TASK BRIEF: Type again, exactly, the lines below from the start through the line that includes "const equilibreY = 0.497;".

SUPPLIED MATERIAL:
▼
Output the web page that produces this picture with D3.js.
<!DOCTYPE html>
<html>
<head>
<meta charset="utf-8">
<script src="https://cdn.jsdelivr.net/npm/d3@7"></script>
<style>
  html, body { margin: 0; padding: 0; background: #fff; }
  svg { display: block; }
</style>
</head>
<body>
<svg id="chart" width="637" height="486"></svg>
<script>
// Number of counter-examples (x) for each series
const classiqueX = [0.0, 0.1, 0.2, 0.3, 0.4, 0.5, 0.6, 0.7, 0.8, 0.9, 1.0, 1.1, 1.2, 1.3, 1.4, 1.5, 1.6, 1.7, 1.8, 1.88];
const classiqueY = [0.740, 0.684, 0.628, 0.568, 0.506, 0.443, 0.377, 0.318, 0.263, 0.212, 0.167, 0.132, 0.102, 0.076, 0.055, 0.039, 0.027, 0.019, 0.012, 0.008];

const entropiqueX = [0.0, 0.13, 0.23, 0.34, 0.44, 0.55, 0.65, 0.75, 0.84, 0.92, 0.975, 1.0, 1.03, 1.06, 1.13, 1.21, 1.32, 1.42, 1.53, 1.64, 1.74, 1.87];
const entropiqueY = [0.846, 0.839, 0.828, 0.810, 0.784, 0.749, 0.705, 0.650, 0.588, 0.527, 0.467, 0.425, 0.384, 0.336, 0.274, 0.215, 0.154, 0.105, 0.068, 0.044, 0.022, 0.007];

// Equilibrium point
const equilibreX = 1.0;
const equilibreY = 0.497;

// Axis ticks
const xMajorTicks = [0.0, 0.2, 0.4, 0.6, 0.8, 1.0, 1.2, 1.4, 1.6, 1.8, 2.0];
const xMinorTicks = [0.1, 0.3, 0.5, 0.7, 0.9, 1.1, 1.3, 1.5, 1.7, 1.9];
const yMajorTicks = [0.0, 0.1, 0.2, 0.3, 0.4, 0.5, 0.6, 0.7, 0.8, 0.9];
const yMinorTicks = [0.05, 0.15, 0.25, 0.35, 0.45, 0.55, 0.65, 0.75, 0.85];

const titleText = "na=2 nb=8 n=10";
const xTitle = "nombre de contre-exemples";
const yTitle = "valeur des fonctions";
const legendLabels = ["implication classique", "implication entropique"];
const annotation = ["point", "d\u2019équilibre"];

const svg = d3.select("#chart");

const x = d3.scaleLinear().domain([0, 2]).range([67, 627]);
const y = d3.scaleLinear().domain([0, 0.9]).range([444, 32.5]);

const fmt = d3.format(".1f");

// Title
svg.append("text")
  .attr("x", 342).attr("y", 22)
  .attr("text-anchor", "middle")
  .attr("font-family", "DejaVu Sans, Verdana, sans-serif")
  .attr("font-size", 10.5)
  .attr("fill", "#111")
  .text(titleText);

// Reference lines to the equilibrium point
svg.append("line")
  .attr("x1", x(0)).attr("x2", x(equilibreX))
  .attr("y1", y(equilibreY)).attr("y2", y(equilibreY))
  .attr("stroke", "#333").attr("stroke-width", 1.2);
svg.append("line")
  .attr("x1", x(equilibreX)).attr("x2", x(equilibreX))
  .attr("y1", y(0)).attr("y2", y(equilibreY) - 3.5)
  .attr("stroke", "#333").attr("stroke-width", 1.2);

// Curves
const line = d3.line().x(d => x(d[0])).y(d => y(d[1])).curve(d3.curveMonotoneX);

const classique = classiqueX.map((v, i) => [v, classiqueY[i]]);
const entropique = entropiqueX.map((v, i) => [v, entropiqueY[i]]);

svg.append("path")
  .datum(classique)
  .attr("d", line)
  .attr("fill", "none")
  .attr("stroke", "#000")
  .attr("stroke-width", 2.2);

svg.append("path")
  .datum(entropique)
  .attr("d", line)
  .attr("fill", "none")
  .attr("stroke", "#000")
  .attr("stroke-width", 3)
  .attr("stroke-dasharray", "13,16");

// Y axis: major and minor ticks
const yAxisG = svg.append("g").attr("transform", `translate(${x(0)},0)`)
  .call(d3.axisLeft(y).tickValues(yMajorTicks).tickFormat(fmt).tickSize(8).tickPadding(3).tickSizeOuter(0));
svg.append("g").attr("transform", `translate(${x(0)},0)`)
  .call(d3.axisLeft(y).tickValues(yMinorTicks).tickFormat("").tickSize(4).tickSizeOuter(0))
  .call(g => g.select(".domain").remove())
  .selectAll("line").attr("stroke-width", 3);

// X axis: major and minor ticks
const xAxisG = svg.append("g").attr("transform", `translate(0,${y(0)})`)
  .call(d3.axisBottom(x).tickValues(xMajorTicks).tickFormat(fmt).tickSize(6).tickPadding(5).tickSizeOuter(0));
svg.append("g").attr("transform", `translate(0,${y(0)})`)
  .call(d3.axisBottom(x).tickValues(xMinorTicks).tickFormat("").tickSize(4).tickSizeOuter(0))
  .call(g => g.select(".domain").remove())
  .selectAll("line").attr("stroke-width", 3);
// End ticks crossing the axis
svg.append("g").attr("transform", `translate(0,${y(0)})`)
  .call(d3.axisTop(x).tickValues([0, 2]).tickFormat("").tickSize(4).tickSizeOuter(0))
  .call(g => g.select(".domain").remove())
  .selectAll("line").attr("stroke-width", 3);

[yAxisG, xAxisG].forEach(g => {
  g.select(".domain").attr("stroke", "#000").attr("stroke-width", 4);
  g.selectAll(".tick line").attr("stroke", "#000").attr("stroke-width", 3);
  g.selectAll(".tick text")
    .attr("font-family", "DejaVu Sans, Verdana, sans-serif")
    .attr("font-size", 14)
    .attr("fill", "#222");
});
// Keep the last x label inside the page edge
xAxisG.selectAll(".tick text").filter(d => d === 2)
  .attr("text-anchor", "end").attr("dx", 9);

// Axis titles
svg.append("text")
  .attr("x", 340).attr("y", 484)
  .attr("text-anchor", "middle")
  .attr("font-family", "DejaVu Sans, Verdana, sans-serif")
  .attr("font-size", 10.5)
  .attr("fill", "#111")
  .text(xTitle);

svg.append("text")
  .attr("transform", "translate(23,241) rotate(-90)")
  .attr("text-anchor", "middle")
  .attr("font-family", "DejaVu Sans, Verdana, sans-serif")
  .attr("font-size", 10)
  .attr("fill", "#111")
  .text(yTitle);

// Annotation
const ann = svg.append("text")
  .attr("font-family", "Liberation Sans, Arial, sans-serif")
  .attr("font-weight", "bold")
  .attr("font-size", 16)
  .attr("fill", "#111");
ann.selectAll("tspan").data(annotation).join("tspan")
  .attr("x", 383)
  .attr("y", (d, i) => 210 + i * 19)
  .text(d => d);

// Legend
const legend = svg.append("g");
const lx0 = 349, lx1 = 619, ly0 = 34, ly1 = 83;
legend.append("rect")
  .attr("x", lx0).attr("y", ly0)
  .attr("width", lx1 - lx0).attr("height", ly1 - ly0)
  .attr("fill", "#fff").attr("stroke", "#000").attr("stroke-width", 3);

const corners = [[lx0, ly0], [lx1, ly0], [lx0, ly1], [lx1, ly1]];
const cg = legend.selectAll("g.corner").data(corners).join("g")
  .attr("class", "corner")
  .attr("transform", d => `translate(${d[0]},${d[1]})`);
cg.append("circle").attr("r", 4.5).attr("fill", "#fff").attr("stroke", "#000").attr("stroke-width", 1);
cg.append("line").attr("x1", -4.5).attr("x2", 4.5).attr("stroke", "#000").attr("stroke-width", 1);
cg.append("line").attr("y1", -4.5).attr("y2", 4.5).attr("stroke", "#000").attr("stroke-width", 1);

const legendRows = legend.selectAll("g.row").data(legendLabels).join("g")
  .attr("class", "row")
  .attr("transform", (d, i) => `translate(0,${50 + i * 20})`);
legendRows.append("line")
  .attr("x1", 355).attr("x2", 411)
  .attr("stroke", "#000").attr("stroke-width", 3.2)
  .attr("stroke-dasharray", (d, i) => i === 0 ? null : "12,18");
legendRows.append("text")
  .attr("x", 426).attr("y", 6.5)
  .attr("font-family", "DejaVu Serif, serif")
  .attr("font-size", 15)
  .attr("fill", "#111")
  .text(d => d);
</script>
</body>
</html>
▲
TASK ANSWER:
Output the web page that produces this picture with D3.js.
<!DOCTYPE html>
<html>
<head>
<meta charset="utf-8">
<script src="https://cdn.jsdelivr.net/npm/d3@7"></script>
<style>
  html, body { margin: 0; padding: 0; background: #fff; }
  svg { display: block; }
</style>
</head>
<body>
<svg id="chart" width="637" height="486"></svg>
<script>
// Number of counter-examples (x) for each series
const classiqueX = [0.0, 0.1, 0.2, 0.3, 0.4, 0.5, 0.6, 0.7, 0.8, 0.9, 1.0, 1.1, 1.2, 1.3, 1.4, 1.5, 1.6, 1.7, 1.8, 1.88];
const classiqueY = [0.740, 0.684, 0.628, 0.568, 0.506, 0.443, 0.377, 0.318, 0.263, 0.212, 0.167, 0.132, 0.102, 0.076, 0.055, 0.039, 0.027, 0.019, 0.012, 0.008];

const entropiqueX = [0.0, 0.13, 0.23, 0.34, 0.44, 0.55, 0.65, 0.75, 0.84, 0.92, 0.975, 1.0, 1.03, 1.06, 1.13, 1.21, 1.32, 1.42, 1.53, 1.64, 1.74, 1.87];
const entropiqueY = [0.846, 0.839, 0.828, 0.810, 0.784, 0.749, 0.705, 0.650, 0.588, 0.527, 0.467, 0.425, 0.384, 0.336, 0.274, 0.215, 0.154, 0.105, 0.068, 0.044, 0.022, 0.007];

// Equilibrium point
const equilibreX = 1.0;
const equilibreY = 0.497;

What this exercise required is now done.